Wednesday, December 13, 2006

A Snootful of the Overdue and Bookish


I'm taking a vacation from my hiatus, and have, at long last, posted a new review at Mystery Book Spot. As I put it in a post to the multi-Book-Spot pals, I've just grabbed my machete and lopped off a couple of tentacles grabbing my time, so I can be more attentive to my reading, writing, and reviewing. Sometimes, things have long since become a no-fun, no-point, buzz-kill before I think to dump them. But now that I have, my innards feel all floaty and sweet.

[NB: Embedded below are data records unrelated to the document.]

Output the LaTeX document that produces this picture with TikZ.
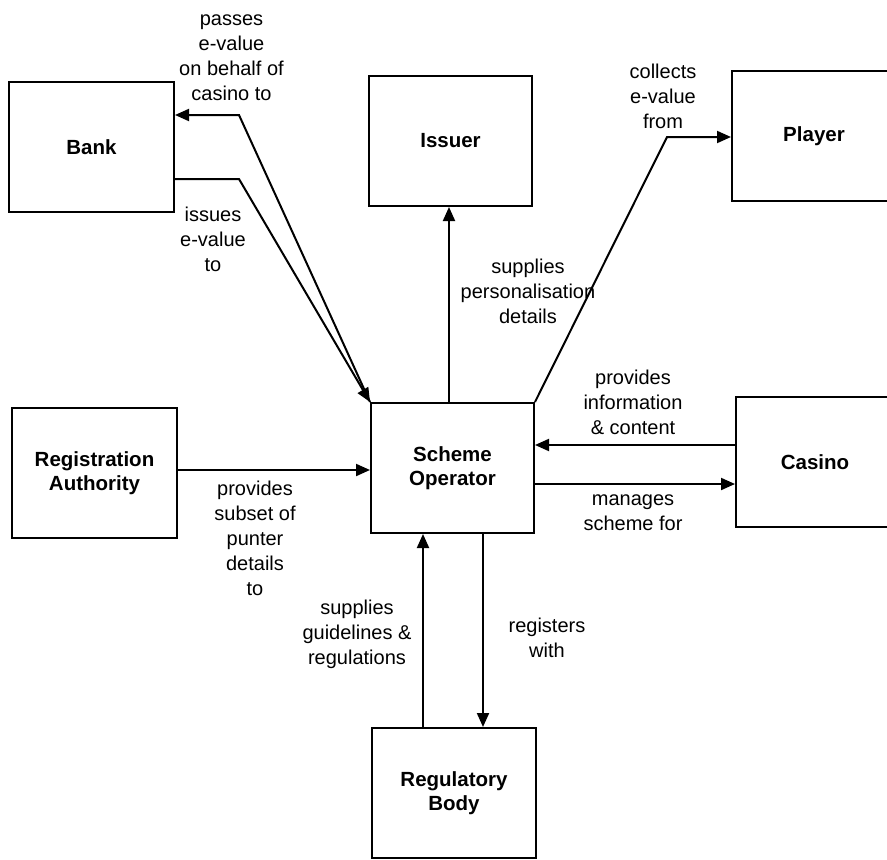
\documentclass[tikz,border=0pt]{standalone}
\usepackage{fontspec}
\setmainfont{Liberation Sans}
\usetikzlibrary{arrows.meta}
\begin{document}
\begin{tikzpicture}[x=1pt,y=-1pt,
  box/.style={draw, line width=2pt, minimum height=130pt, inner sep=0pt, align=center,
    font=\fontsize{20.5}{24}\selectfont\bfseries},
  lbl/.style={align=center, inner sep=0pt, font=\fontsize{20}{25}\selectfont},
  conn/.style={line width=2pt, line join=miter},
  arr/.style={conn, -{Triangle[length=14pt,width=12pt]}}]
\clip (0,0) rectangle (887,860);
\fill[white] (0,0) rectangle (887,860);
% boxes
\node[box, minimum width=165pt] (bank) at (91.5,147) {Bank};
\node[box, minimum width=163pt] (issuer) at (450.5,141) {Issuer};
\node[box, minimum width=164pt] (player) at (814,136) {Player};
\node[box, minimum width=165pt] (ra) at (94.5,473) {Registration\\Authority};
\node[box, minimum width=163pt] (scheme) at (452.5,468) {Scheme\\Operator};
\node[box, minimum width=158pt] (casino) at (815,462) {Casino};
\node[box, minimum width=164pt] (reg) at (454,793) {Regulatory\\Body};
% helper coordinates
\coordinate (k1) at (239,115);
\coordinate (k2) at (239,179);
\coordinate (k3) at (449,300);
\coordinate (k4) at (667,137);
\coordinate (c1) at (640,445);
\coordinate (c2) at (640,484);
\coordinate (c3) at (270,470);
\coordinate (x1) at (423,640);
\coordinate (x2) at (483,640);
% connectors
\draw[arr] (scheme.north west) -- (k1) -- (bank.east |- k1);
\draw[arr] (bank.east |- k2) -- (k2) -- (scheme.north west);
\draw[arr] (scheme.north -| k3) -- (issuer.south -| k3);
\draw[arr] (scheme.north east) -- (k4) -- (player.west |- k4);
\draw[arr] (casino.west |- c1) -- (scheme.east |- c1);
\draw[arr] (scheme.east |- c2) -- (casino.west |- c2);
\draw[arr] (ra.east |- c3) -- (scheme.west |- c3);
\draw[arr] (reg.north -| x1) -- (scheme.south -| x1);
\draw[arr] (scheme.south -| x2) -- (reg.north -| x2);
% labels
\node[lbl] (l1) at (231.5,57.5) {passes\\e-value\\on behalf of\\casino to};
\node[lbl] (l2) at (213,239) {issues\\e-value\\to};
\node[lbl] (l3) at (528,291) {supplies\\personalisation\\details};
\node[lbl] (l4) at (663,96) {collects\\e-value\\from};
\node[lbl] (l5) at (633,402) {provides\\information\\\& content};
\node[lbl] (l6) at (633,512.5) {manages\\scheme for};
\node[lbl] (l7) at (255,538) {provides\\subset of\\punter\\details\\to};
\node[lbl] (l8) at (357,634) {supplies\\guidelines \&\\regulations};
\node[lbl] (l9) at (547,637.5) {registers\\with};
\end{tikzpicture}
\end{document}
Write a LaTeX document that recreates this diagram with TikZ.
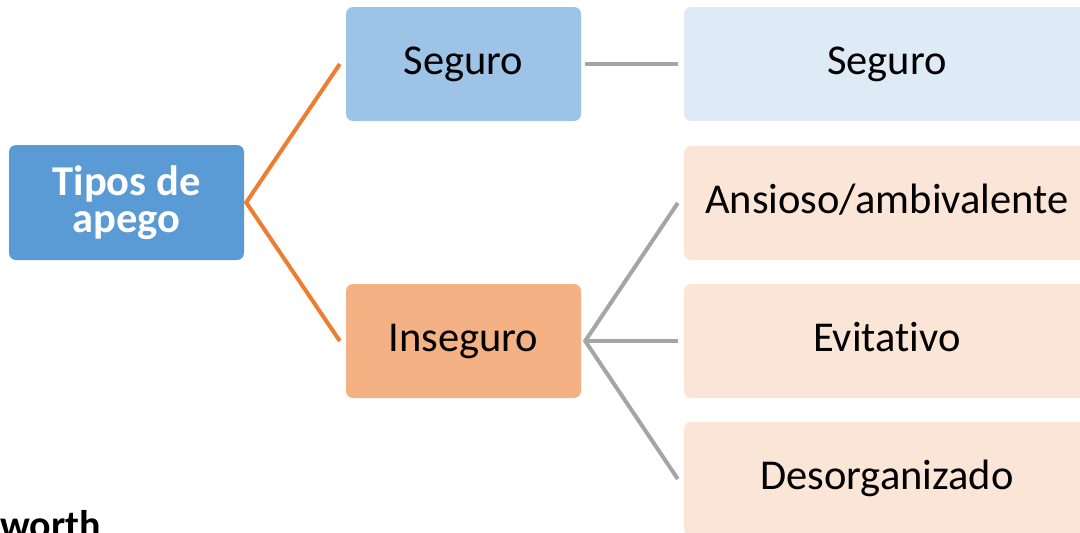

My reviewing reprise is Julia Pomeroy's very good debut novel, The Dark End of Town. It was released in hardcover early in 2006, and I have finally written it up a woeful number of months after receiving it this summer from the author her-darned-self. However, the trade paperback is due out in March, 2007, so you will have plenty of opportunity to get your fisties around a copy.

Besides being a delightful dinner companion (I note this, should you happen to find yourself her table neighbor as I did), Julia Pomeroy's got history in Japan, Libya, Somalia, and Italy. After landing in America, she worked as a screen actor, translator, and restauranteur in upstate New York. She doesn't volunteer all this immediately via personal data dump (as I certainly would if I'd ever been interesting), but actually converses, so we'll reference the web for bonus material about her pet baboon.

Here's her interview with Illinois' own Rick the Librarian.
Here's another from the wonderful Julia Buckley's site, Mysterious Musings.

In other news bookish:
2) Douglas Dutton's suggestions for holiday bookgiving.

3) Should novelists be allowed near the screenplay adaptations of their work? The horribly Hollywoody saga of Clive Cussler's Sahara. If I could've been paid like one of those screenwriters without the burden of having my name permanently attached... Oh, boy. For the record, as action-adventure yarns go, I didn't think this popcorn-cruncher was so tragic on film.

4) Radar Reviews Dictator Style: Lifestyles of the World's Most Colorful Despots.
Feast your eyes on details of the idiosycratic strongmen's tales of alien abduction and astrology, not to mention their hunger for teens and cadres of virginal bodyguards, armed and chaste and eager to die for their wackos-in-chief.